Thursday 11 June 2009

Case study on China and Tibet

"Cultural genocide" constitutes the most extreme negation of cultural diversity. A UNESCO convention of 2005 protects and promotes cultural diversity whereas "cultural genocide" is not addressed under existing international law. The paper summarized as follows explores this issue; for the full text, see Int. J. Intellectual Property Management, August 2009.

Le Temps published a short French version of this contribution on 12 June 2008 under the title "La culture est morte, vive le commerce!"

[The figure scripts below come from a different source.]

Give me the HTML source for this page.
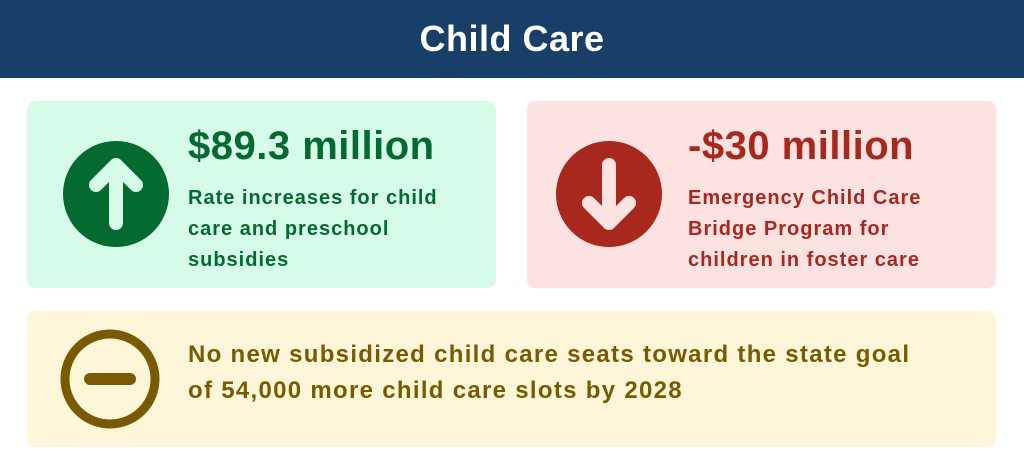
<!DOCTYPE html>
<html><head><style>
body{margin:0;width:1024px;height:468px;background:#fff;font-family:"Liberation Sans",sans-serif;position:relative;overflow:hidden}
.hd{position:absolute;left:0;top:0;width:1024px;height:78px;background:#173f67;color:#fff;font-weight:bold;font-size:36px;text-align:center;line-height:78px;letter-spacing:0.5px}
.card{position:absolute;border-radius:8px}
.t{position:absolute;font-weight:bold;white-space:nowrap}
</style></head><body>
<div class="hd">Child Care</div>
<div class="card" style="left:27px;top:101px;width:469px;height:187px;background:#d7fbe9"></div>
<div class="card" style="left:527px;top:101px;width:469px;height:187px;background:#fde2e2"></div>
<div class="card" style="left:27px;top:311px;width:969px;height:136px;background:#fdf6d8"></div>
<svg style="position:absolute;left:0;top:0" width="1024" height="468">
<circle cx="116" cy="194" r="53" fill="#046b30"/>
<path d="M116 223 V165 M96 185 L116 165 L136 185" stroke="#d7fbe9" stroke-width="14" stroke-linecap="round" stroke-linejoin="round" fill="none"/>
<circle cx="609" cy="194" r="53" fill="#a8281d"/>
<path d="M609 165 V223 M589 203 L609 223 L629 203" stroke="#fde2e2" stroke-width="14" stroke-linecap="round" stroke-linejoin="round" fill="none"/>
<circle cx="110" cy="379" r="45" fill="none" stroke="#7a5a00" stroke-width="9"/>
<line x1="90" y1="379" x2="130" y2="379" stroke="#7a5a00" stroke-width="12" stroke-linecap="round"/>
</svg>
<div class="t" style="left:188px;top:124px;font-size:40px;letter-spacing:0.5px;color:#046b30">$89.3 million</div>
<div class="t" style="left:188px;top:183px;font-size:20px;line-height:31px;letter-spacing:1px;color:#046b30">Rate increases for child<br>care and preschool<br>subsidies</div>
<div class="t" style="left:688px;top:124px;font-size:40px;letter-spacing:0.5px;color:#a8281d">-$30 million</div>
<div class="t" style="left:688px;top:183px;font-size:20px;line-height:31px;letter-spacing:1px;color:#a8281d">Emergency Child Care<br>Bridge Program for<br>children in foster care</div>
<div class="t" style="left:188px;top:337px;font-size:24px;line-height:36px;letter-spacing:1.3px;color:#7a5a00">No new subsidized child care seats toward the state goal<br>of 54,000 more child care slots by 2028</div>
</body></html>
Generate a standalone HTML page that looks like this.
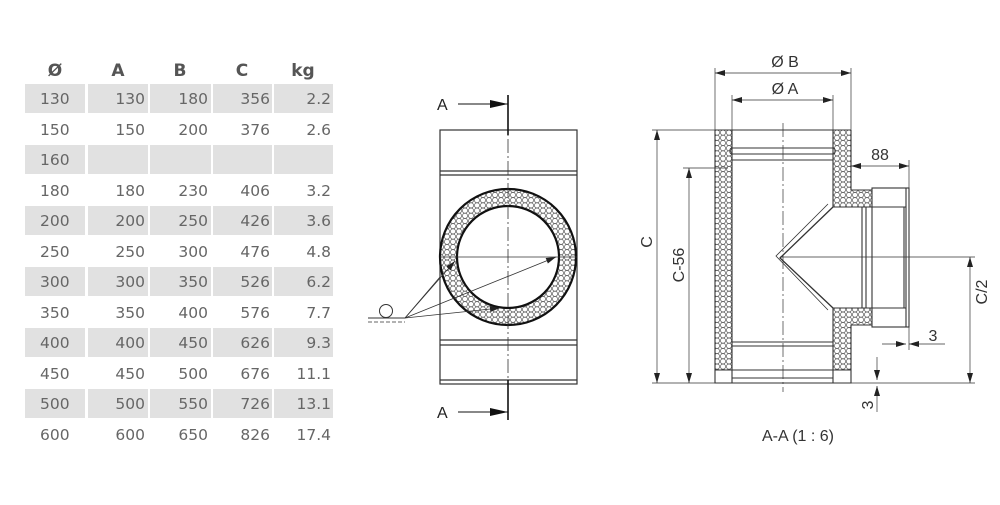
<!DOCTYPE html>
<html><head><meta charset="utf-8"><style>
body{margin:0;background:#fff;width:1000px;height:500px;overflow:hidden;font-family:"Liberation Sans","DejaVu Sans",sans-serif;}
</style></head><body>
<svg width="1000" height="500" viewBox="0 0 1000 500" xmlns="http://www.w3.org/2000/svg">
<defs>
<pattern id="hex" width="6" height="5.2" patternUnits="userSpaceOnUse">
<rect width="6" height="5.2" fill="#fff"/>
<circle cx="3" cy="2.6" r="2.6" fill="none" stroke="#444" stroke-width="0.6"/>
</pattern>
<marker id="ar" viewBox="0 0 10 6" refX="10" refY="3" markerWidth="10" markerHeight="6" orient="auto-start-reverse" markerUnits="userSpaceOnUse"><path d="M0,0 L10,3 L0,6z" fill="#222"/></marker>
<marker id="big" viewBox="0 0 18 8" refX="18" refY="4" markerWidth="18" markerHeight="8" orient="auto" markerUnits="userSpaceOnUse"><path d="M0,0 L18,4 L0,8z" fill="#111"/></marker>
</defs>

<!-- TABLE -->
<g font-family="DejaVu Sans, sans-serif" font-size="17" font-weight="bold" fill="#555" text-anchor="middle">
<text x="55" y="76">Ø</text><text x="118" y="76">A</text><text x="180" y="76">B</text><text x="242" y="76">C</text><text x="303" y="76">kg</text>
</g>
<g fill="#e1e1e1">
<rect x="25" y="84" width="60" height="29"/><rect x="88" y="84" width="60" height="29"/><rect x="150" y="84" width="61" height="29"/><rect x="213" y="84" width="59" height="29"/><rect x="274" y="84" width="59" height="29"/>
<rect x="25" y="145" width="60" height="29"/><rect x="88" y="145" width="60" height="29"/><rect x="150" y="145" width="61" height="29"/><rect x="213" y="145" width="59" height="29"/><rect x="274" y="145" width="59" height="29"/>
<rect x="25" y="206" width="60" height="29"/><rect x="88" y="206" width="60" height="29"/><rect x="150" y="206" width="61" height="29"/><rect x="213" y="206" width="59" height="29"/><rect x="274" y="206" width="59" height="29"/>
<rect x="25" y="267" width="60" height="29"/><rect x="88" y="267" width="60" height="29"/><rect x="150" y="267" width="61" height="29"/><rect x="213" y="267" width="59" height="29"/><rect x="274" y="267" width="59" height="29"/>
<rect x="25" y="328" width="60" height="29"/><rect x="88" y="328" width="60" height="29"/><rect x="150" y="328" width="61" height="29"/><rect x="213" y="328" width="59" height="29"/><rect x="274" y="328" width="59" height="29"/>
<rect x="25" y="389" width="60" height="29"/><rect x="88" y="389" width="60" height="29"/><rect x="150" y="389" width="61" height="29"/><rect x="213" y="389" width="59" height="29"/><rect x="274" y="389" width="59" height="29"/>
</g>
<g font-family="DejaVu Sans, sans-serif" font-size="15.5" fill="#666">
<g text-anchor="start">
<text x="40" y="104">130</text><text x="40" y="135">150</text><text x="40" y="165">160</text><text x="40" y="196">180</text><text x="40" y="226">200</text><text x="40" y="257">250</text><text x="40" y="287">300</text><text x="40" y="318">350</text><text x="40" y="348">400</text><text x="40" y="379">450</text><text x="40" y="409">500</text><text x="40" y="440">600</text>
</g>
<g text-anchor="end">
<text x="145" y="104">130</text><text x="208" y="104">180</text><text x="270" y="104">356</text><text x="331" y="104">2.2</text>
<text x="145" y="135">150</text><text x="208" y="135">200</text><text x="270" y="135">376</text><text x="331" y="135">2.6</text>
<text x="145" y="196">180</text><text x="208" y="196">230</text><text x="270" y="196">406</text><text x="331" y="196">3.2</text>
<text x="145" y="226">200</text><text x="208" y="226">250</text><text x="270" y="226">426</text><text x="331" y="226">3.6</text>
<text x="145" y="257">250</text><text x="208" y="257">300</text><text x="270" y="257">476</text><text x="331" y="257">4.8</text>
<text x="145" y="287">300</text><text x="208" y="287">350</text><text x="270" y="287">526</text><text x="331" y="287">6.2</text>
<text x="145" y="318">350</text><text x="208" y="318">400</text><text x="270" y="318">576</text><text x="331" y="318">7.7</text>
<text x="145" y="348">400</text><text x="208" y="348">450</text><text x="270" y="348">626</text><text x="331" y="348">9.3</text>
<text x="145" y="379">450</text><text x="208" y="379">500</text><text x="270" y="379">676</text><text x="331" y="379">11.1</text>
<text x="145" y="409">500</text><text x="208" y="409">550</text><text x="270" y="409">726</text><text x="331" y="409">13.1</text>
<text x="145" y="440">600</text><text x="208" y="440">650</text><text x="270" y="440">826</text><text x="331" y="440">17.4</text>
</g></g>

<!-- FRONT VIEW -->
<g stroke="#333" stroke-width="1.2" fill="none">
<rect x="440" y="130" width="137" height="254"/>
<line x1="440" y1="171" x2="577" y2="171"/><line x1="440" y1="175" x2="577" y2="175"/>
<line x1="440" y1="340" x2="577" y2="340"/><line x1="440" y1="345" x2="577" y2="345"/>
<line x1="440" y1="380" x2="577" y2="380"/>
</g>
<circle cx="508" cy="257" r="60" fill="none" stroke="url(#hex)" stroke-width="16"/>
<circle cx="508" cy="257" r="68" fill="none" stroke="#111" stroke-width="2.2"/>
<circle cx="508" cy="257" r="51" fill="#fff" stroke="#111" stroke-width="2.2"/>
<g stroke="#333" stroke-width="0.8" stroke-dasharray="14,3,2,3">
<line x1="508" y1="95" x2="508" y2="420"/>
<line x1="440" y1="257" x2="577" y2="257" stroke-dasharray="none"/>
</g>
<g stroke="#111" stroke-width="1.6">
<line x1="508" y1="95" x2="508" y2="135"/><line x1="508" y1="380" x2="508" y2="420"/>
</g>
<g stroke="#111" stroke-width="1">
<line x1="458" y1="104" x2="508" y2="104" marker-end="url(#big)"/>
<line x1="458" y1="412" x2="508" y2="412" marker-end="url(#big)"/>
</g>
<g font-size="16" fill="#222"><text x="437" y="110">A</text><text x="437" y="418">A</text></g>
<circle cx="386" cy="311" r="6.5" fill="none" stroke="#333" stroke-width="1"/>
<line x1="368" y1="318" x2="405" y2="318" stroke="#333" stroke-width="1"/>
<line x1="368" y1="322" x2="405" y2="322" stroke="#333" stroke-width="0.8" stroke-dasharray="4,2"/>
<g stroke="#333" stroke-width="0.8" fill="none">
<line x1="405" y1="318" x2="440" y2="277"/>
<line x1="405" y1="318" x2="455" y2="261" marker-end="url(#ar)"/>
<line x1="405" y1="318" x2="556" y2="257" marker-end="url(#ar)"/>
<line x1="405" y1="318" x2="500" y2="308" marker-end="url(#ar)"/>
</g>

<!-- SECTION VIEW -->
<path d="M715,130 H732 V370 H715 Z" fill="url(#hex)"/>
<path d="M833,130 H851 V190 H872 V207 H833 Z" fill="url(#hex)"/>
<path d="M833,308 H872 V325 H851 V370 H833 Z" fill="url(#hex)"/>
<g stroke="#333" stroke-width="1.1" fill="none">
<path d="M715,130 V383 H851 V325 H872 M851,130 V190 H872"/>
<line x1="715" y1="130" x2="851" y2="130"/>
<line x1="732" y1="130" x2="732" y2="383"/>
<line x1="833" y1="130" x2="833" y2="207"/><line x1="833" y1="308" x2="833" y2="383"/>
<rect x="730" y="148" width="105" height="6" rx="2"/>
<line x1="732" y1="160" x2="833" y2="160"/>
<line x1="732" y1="342" x2="833" y2="342"/><line x1="732" y1="346" x2="833" y2="346"/>
<line x1="715" y1="370" x2="851" y2="370"/>
<line x1="732" y1="378" x2="833" y2="378"/>
<rect x="872" y="188" width="37" height="139"/>
<line x1="906" y1="188" x2="906" y2="327"/>
<line x1="833" y1="207" x2="906" y2="207"/><line x1="833" y1="308" x2="906" y2="308"/>
<line x1="862" y1="207" x2="862" y2="308"/><line x1="866" y1="207" x2="866" y2="308"/>
<line x1="904" y1="207" x2="904" y2="308"/>
<path d="M833,207 L780,258 L833,308" stroke-width="1.3"/>
<path d="M828,204 L776,256 L828,310" stroke-width="0.8"/>
</g>
<g stroke="#333" stroke-width="0.7" stroke-dasharray="14,3,2,3">
<line x1="783" y1="123" x2="783" y2="392"/>
</g>
<g stroke="#333" stroke-width="0.7" fill="none">
<line x1="780" y1="257" x2="975" y2="257"/>
<line x1="652" y1="130" x2="715" y2="130"/>
<line x1="652" y1="383" x2="975" y2="383"/>
<line x1="683" y1="168" x2="728" y2="168"/>
<line x1="715" y1="68" x2="715" y2="130"/><line x1="851" y1="68" x2="851" y2="130"/>
<line x1="732" y1="95" x2="732" y2="140"/><line x1="833" y1="95" x2="833" y2="140"/>
<line x1="909" y1="160" x2="909" y2="188"/>
<line x1="909" y1="327" x2="909" y2="350"/>
<line x1="715" y1="73" x2="851" y2="73" marker-start="url(#ar)" marker-end="url(#ar)"/>
<line x1="732" y1="100" x2="833" y2="100" marker-start="url(#ar)" marker-end="url(#ar)"/>
<line x1="657" y1="130" x2="657" y2="383" marker-start="url(#ar)" marker-end="url(#ar)"/>
<line x1="689" y1="168" x2="689" y2="383" marker-start="url(#ar)" marker-end="url(#ar)"/>
<line x1="851" y1="166" x2="909" y2="166" marker-start="url(#ar)" marker-end="url(#ar)"/>
<line x1="970" y1="257" x2="970" y2="383" marker-start="url(#ar)" marker-end="url(#ar)"/>
<line x1="882" y1="344" x2="906" y2="344" marker-end="url(#ar)"/>
<line x1="945" y1="344" x2="909" y2="344" marker-end="url(#ar)"/>
<line x1="877" y1="357" x2="877" y2="380" marker-end="url(#ar)"/>
<line x1="877" y1="412" x2="877" y2="386" marker-end="url(#ar)"/>
</g>
<g font-size="16" fill="#333" text-anchor="middle">
<text x="785" y="67">Ø B</text>
<text x="785" y="94">Ø A</text>
<text x="880" y="160">88</text>
<text x="933" y="341">3</text>
<text transform="translate(652,242) rotate(-90)">C</text>
<text transform="translate(684,265) rotate(-90)">C-56</text>
<text transform="translate(987,292) rotate(-90)">C/2</text>
<text transform="translate(873,405) rotate(-90)">3</text>
<text x="798" y="441">A-A  (1 : 6)</text>
</g>
</svg>
</body></html>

Legal action against asserted cultural genocide and piracy in China:
The strength of the WTO and the weakness of the UNESCO


Abstract

The People’s Republic of China faces the claim that her repression in Tibet combined with her demographic policies in this region causes “cultural genocide”. In March 2008, the Peace Nobel Prize winner Dalai Lama alerted the world community that “the language, customs and traditions of Tibet, which reflect the true nature and identity of the Tibetan people are gradually fading away.” He denounced that “some kind of cultural genocide is taking place”. So far, the United Nations Educational, Scientific and Cultural Organisation (UNESCO) kept silent about these allegations although it loudly asserts to advocate the cause of cultural diversity. As a matter of fact, for the time being, the United Nations have no effective legal instrument to address cultural genocide although the UNESCO produced a Convention on the Protection and Promotion of the Diversity of Cultural Expressions that entered into force last year. One can only find an indirect reference to a form of cultural genocide considered as a crime against humanity in positive international public law in Article II, letter e, of the 1948 Convention on the Prevention and Punishment of the Crime of Genocide (‘Genocide Convention’): The act of ‘forcibly transferring children of the group to another group’ falls under the meaning of ‘genocide’ if such act is ‘committed with the intent to destroy, in whole or in part, a national, ethnical, racial or religious group, as such’.


Last year, China had also to respond at the World Trade Organization (WTO) to a claim brought up by the USA that her legislation does not comply with the Agreement on Trade-Related Aspects of Intellectual Property Rights (TRIPS). According to the USA, the Chinese law and practice tolerates piracy that damages so-called ‘copyright industries’ or ‘content industries’, in particular the industries of movies, music, books, journals, and the like. These industries, known as ‘entertainment industries’ in the jargon of the interests that lobbied the US Government to initiate litigation against China, arguably also qualify as ‘cultural industries’ as contemplated by the UNESCO Convention on the Protection and Promotion of the Diversity of Cultural Expressions. In connection to this case, I argue in this paper that excessive standards of intellectual property protection for the cultural goods and services that these industries produce and distribute run against the very objectives of the UNESCO Convention on the Protection and Promotion of the Diversity of Cultural Expressions. I furthermore propose to establish a link between the lack of any legal action against the alleged perpetration of cultural genocide and the stringent legal action against the tolerance of piracy in China. The purpose of this discussion is to outline the strength of the WTO and the weakness of the UNESCO when it comes to protect and promote of the diversity of cultural expressions, or, respectively, to endanger and destroy this diversity, ultimately by cultural genocide.